It’s a weekday morning in the early fall and I’m standing on a mountain top in the Swiss Alps.
I’ve been hiking all morning, passing through tiny villages with dark-roofed homes and small chapels whose bells sing out every hour to remind us of the precise time. I’ve walked through fields of wildflowers that overlook snow-capped peaks and past a dozen waterfalls both small and large. And for the past hour I’ve been navigating thin pathways that wind across a barren high-altitude landscape dotted with leftover snow.
Forests, fields, cliffs, waterfalls, snow, and sunshine—this hike has been a perfect representation of everything Switzerland has to offer.

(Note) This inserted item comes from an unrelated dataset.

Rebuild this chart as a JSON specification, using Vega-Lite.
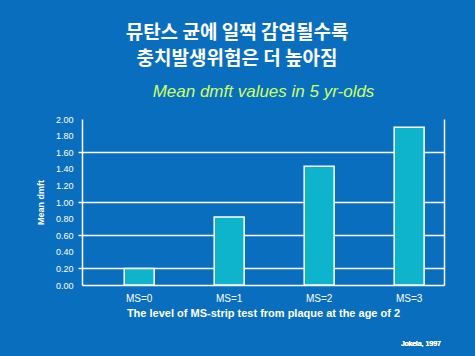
{
  "$schema": "https://vega.github.io/schema/vega-lite/v6.json",
  "width": 362,
  "height": 166,
  "autosize": {"type": "none"},
  "padding": {"left": 82, "top": 119, "right": 31, "bottom": 71},
  "background": "#0a6ebf",
  "config": {
    "view": {"stroke": null},
    "font": "Liberation Sans"
  },
  "title": {
    "text": ["뮤탄스 균에 일찍 감염될수록", "충치발생위험은 더 높아짐"],
    "font": "Noto Sans CJK KR",
    "fontSize": 19,
    "fontWeight": "bold",
    "color": "white",
    "lineHeight": 26,
    "anchor": "middle",
    "dx": -26,
    "offset": 13
  },
  "data": {
    "values": [
      {"ms": "MS=0", "dmft": 0.2},
      {"ms": "MS=1", "dmft": 0.82},
      {"ms": "MS=2", "dmft": 1.43},
      {"ms": "MS=3", "dmft": 1.9}
    ]
  },
  "resolve": {"axis": {"x": "independent", "y": "independent"}},
  "layer": [
    {
      "mark": {"type": "bar", "fill": "#0db4cc", "stroke": "white", "strokeWidth": 1.5},
      "encoding": {
        "x": {
          "field": "ms", "type": "nominal",
          "scale": {"paddingInner": 0.667, "paddingOuter": 0.345, "align": 0.68},
          "axis": {
            "orient": "bottom",
            "labelAngle": 0,
            "labelColor": "white",
            "labelFontSize": 10,
            "labelPadding": 8,
            "ticks": false,
            "domainColor": "white",
            "domainWidth": 1.5,
            "title": "The level of MS-strip test from plaque at the age of 2",
            "titleColor": "white",
            "titleFontSize": 11,
            "titleFontWeight": "bold",
            "titlePadding": 4
          }
        },
        "y": {
          "field": "dmft", "type": "quantitative",
          "scale": {"domain": [0, 2], "nice": false},
          "axis": {
            "orient": "left",
            "values": [0, 0.2, 0.4, 0.6, 0.8, 1, 1.2, 1.4, 1.6, 1.8, 2],
            "format": ".2f",
            "labelColor": "white",
            "labelFontSize": 9,
            "labelPadding": 5,
            "tickSize": 4,
            "tickColor": "white",
            "tickWidth": 1.5,
            "tickOpacity": {"condition": {"test": "datum.value == 0.2 || datum.value == 0.6 || datum.value == 1 || datum.value == 1.6", "value": 1}, "value": 0},
            "grid": true,
            "gridColor": "white",
            "gridWidth": 1.5,
            "gridOpacity": {"condition": {"test": "datum.value == 0.2 || datum.value == 0.6 || datum.value == 1 || datum.value == 1.6", "value": 1}, "value": 0},
            "domainColor": "white",
            "domainWidth": 1.5,
            "title": "Mean dmft",
            "titleColor": "white",
            "titleFontSize": 9,
            "titleFontWeight": "bold",
            "titlePadding": 10
          }
        }
      }
    },
    {
      "mark": {"type": "bar", "opacity": 0},
      "encoding": {
        "x": {
          "field": "ms", "type": "nominal",
          "axis": {
            "orient": "top",
            "labels": false,
            "ticks": false,
            "domain": false,
            "title": "Mean dmft values in 5 yr-olds",
            "titleColor": "#ccff66",
            "titleFontSize": 17,
            "titleFontStyle": "italic",
            "titleFontWeight": "normal",
            "titlePadding": 19
          }
        },
        "y": {
          "field": "dmft", "type": "quantitative",
          "axis": {
            "orient": "right",
            "labels": false,
            "ticks": false,
            "grid": false,
            "domainColor": "white",
            "domainWidth": 1.5,
            "title": null
          }
        }
      }
    },
    {
      "mark": {"type": "text", "color": "white", "fontSize": 7, "align": "center", "dx": 12},
      "encoding": {
        "x": {"datum": "MS=3", "type": "nominal", "axis": null},
        "y": {"datum": -0.71, "type": "quantitative", "axis": null},
        "text": {"value": "Jokela, 1997"}
      }
    }
  ]
}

And now I’ve reached my goal, the top of a mountain: Männlichen, Switzerland.
At 7,687 feet above sea level, the town—a small collection of restaurants, rooms, and cable car stations—overlooks the waterfall-rich Lauterbrunnen Valley and three of the Swiss Alps’ most famous mountain peaks: Jungfrau, Mönch, and Eiger.
The main restaurant here is a large, square building with floor-to-ceiling windows that face the imposing, snow-dusted mountain peaks, and a wooden patio outside for sunny summer days.
It’s the perfect place to pause and celebrate a successful mountain hike. So I settle myself in front of the windows with a cup of thick, rich hot chocolate. And I spend an hour or so in the restaurant—thinking about how grateful I am to be here, sipping my drink, and marveling at the jagged edges of the mountains, which feel almost close enough to touch.
I also make a few notes about the experience, keeping track of my ideas and inspirations.
On a day like this, you’d think I was in the middle of a vacation, on the trip of a lifetime. But you’d be wrong. Because, for me, this is a workday—a perfect, wonderful, dream-job workday.
You see, I’m one of the lucky ones who traded in my 9-to-5 for a career as a travel writer.
Now, it’s my job to have adventures and revel in experiences around the world.
It’s my job to notice the snow on the ground as I navigate the mountain paths, to sit on a mountain peak and slowly savor the local fare, to be fully present in the moment, and to find the story in every experience.
It’s my job, in short, to live. Fully. Adventurously. With my eyes wide open.